>> begin Data for processing

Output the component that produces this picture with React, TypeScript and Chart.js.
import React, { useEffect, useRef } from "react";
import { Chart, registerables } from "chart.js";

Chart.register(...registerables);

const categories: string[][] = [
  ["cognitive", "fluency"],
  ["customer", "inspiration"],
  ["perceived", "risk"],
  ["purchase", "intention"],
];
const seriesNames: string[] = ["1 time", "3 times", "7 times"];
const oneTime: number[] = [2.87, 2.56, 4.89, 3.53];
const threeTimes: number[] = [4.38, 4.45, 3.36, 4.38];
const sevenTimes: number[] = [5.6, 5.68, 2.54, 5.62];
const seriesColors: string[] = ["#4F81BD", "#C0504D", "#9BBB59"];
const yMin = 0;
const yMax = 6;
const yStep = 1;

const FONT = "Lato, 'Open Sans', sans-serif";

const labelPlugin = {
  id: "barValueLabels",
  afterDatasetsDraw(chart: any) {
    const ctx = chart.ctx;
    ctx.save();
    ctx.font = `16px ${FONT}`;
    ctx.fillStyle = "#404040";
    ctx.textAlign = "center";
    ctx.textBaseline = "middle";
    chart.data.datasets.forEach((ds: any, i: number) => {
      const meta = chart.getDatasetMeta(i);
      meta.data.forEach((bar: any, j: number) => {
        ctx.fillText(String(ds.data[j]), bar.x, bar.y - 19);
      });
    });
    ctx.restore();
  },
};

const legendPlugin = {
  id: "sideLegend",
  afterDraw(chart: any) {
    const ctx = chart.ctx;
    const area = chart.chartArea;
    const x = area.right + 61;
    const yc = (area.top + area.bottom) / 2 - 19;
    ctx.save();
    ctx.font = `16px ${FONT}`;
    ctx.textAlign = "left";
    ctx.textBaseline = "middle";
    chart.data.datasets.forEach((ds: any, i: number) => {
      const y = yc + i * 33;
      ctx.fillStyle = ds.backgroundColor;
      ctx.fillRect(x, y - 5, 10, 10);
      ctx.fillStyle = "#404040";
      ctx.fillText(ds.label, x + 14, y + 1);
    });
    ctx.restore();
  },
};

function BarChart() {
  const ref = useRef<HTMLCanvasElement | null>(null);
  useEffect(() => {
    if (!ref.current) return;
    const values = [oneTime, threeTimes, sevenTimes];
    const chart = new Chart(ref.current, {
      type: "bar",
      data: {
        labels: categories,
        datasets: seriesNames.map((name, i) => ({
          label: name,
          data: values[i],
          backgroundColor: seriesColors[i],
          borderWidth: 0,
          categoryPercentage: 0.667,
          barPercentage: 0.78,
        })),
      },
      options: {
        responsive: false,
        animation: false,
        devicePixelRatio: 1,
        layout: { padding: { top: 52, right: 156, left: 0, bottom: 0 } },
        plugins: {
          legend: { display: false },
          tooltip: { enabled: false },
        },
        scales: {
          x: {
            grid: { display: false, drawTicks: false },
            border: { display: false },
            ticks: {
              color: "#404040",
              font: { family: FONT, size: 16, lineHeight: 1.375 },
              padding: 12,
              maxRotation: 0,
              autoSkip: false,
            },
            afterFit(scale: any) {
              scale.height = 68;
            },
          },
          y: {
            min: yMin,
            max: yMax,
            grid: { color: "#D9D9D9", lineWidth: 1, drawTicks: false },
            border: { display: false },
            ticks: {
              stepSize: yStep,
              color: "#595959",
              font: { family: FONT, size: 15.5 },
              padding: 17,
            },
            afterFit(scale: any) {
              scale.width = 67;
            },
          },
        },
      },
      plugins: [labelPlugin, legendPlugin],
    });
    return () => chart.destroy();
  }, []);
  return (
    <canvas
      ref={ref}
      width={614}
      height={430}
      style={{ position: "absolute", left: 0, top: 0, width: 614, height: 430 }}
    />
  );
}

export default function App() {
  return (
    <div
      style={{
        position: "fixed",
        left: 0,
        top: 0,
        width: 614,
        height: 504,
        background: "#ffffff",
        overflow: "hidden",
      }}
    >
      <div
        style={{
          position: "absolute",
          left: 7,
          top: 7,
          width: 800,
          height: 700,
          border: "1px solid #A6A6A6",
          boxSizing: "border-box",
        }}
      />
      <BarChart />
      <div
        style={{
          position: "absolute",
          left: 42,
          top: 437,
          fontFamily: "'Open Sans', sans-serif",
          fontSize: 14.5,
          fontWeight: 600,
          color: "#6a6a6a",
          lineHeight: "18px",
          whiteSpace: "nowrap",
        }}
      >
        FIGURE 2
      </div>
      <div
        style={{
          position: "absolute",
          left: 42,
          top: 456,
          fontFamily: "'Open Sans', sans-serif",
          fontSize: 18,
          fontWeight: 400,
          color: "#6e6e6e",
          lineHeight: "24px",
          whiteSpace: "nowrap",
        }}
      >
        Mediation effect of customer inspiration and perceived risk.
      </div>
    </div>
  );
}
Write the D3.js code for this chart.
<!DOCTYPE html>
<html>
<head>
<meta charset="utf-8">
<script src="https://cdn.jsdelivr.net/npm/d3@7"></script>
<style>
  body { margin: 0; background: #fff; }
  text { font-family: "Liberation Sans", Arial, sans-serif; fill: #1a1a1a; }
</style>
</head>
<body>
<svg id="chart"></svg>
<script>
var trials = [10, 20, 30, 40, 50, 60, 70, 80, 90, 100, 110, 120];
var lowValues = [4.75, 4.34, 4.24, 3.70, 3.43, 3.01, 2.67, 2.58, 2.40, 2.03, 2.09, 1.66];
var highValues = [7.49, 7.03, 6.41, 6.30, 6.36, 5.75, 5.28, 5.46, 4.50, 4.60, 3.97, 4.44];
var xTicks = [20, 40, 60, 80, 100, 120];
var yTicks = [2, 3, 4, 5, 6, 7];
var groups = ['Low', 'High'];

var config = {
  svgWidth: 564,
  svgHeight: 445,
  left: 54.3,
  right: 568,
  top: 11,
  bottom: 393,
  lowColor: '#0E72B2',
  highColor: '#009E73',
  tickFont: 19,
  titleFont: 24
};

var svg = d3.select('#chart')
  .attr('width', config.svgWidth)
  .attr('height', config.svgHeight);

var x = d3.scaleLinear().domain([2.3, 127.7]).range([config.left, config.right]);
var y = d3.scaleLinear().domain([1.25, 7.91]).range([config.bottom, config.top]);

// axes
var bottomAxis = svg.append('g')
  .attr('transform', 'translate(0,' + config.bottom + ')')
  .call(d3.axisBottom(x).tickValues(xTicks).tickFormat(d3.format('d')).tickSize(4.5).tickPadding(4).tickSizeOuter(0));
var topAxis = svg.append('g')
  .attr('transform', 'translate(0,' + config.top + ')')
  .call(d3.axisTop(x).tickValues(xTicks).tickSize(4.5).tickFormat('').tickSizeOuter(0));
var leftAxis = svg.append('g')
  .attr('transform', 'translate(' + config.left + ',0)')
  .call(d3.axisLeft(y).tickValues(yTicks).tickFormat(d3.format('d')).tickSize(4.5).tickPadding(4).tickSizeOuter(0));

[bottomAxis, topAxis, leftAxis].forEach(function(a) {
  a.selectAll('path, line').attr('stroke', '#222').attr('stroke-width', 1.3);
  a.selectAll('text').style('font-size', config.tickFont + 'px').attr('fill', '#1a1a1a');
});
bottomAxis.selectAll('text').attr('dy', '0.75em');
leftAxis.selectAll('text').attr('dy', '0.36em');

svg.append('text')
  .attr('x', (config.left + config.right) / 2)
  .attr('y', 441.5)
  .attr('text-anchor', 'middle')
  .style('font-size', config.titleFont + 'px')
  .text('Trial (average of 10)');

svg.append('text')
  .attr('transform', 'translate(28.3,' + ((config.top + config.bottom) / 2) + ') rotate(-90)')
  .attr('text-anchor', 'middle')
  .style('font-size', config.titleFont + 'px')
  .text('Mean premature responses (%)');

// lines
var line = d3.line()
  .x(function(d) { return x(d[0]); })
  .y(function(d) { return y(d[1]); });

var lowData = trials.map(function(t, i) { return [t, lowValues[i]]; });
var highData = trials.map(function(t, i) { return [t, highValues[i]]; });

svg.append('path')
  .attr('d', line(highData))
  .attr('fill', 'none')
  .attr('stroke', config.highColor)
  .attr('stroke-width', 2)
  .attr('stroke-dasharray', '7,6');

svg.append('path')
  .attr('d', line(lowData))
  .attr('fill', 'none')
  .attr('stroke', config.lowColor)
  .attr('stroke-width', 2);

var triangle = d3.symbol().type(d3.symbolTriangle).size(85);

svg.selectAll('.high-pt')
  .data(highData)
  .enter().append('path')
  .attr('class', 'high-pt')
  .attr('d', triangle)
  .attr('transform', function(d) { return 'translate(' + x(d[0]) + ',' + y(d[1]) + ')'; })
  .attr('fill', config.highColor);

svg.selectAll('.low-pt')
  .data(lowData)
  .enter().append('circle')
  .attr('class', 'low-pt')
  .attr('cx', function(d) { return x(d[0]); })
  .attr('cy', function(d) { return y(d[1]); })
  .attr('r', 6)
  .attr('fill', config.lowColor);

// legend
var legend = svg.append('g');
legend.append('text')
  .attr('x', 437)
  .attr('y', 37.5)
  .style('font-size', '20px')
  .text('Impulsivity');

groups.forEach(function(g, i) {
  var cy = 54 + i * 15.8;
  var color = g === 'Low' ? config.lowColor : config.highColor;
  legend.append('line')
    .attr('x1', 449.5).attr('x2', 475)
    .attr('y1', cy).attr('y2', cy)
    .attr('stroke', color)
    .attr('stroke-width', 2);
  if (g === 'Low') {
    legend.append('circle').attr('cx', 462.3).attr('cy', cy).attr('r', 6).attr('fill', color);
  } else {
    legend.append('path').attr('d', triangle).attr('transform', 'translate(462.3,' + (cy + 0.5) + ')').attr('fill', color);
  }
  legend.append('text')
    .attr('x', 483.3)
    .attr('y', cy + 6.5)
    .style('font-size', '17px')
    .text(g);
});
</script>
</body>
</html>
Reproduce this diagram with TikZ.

>> end Data for processing

Aim —
Copy exactly the lines that run from the first line of the data to the line containing "Chart.register(...registerables);", please, with both ends included and nothing else.

Written solution —
Output the component that produces this picture with React, TypeScript and Chart.js.
import React, { useEffect, useRef } from "react";
import { Chart, registerables } from "chart.js";

Chart.register(...registerables);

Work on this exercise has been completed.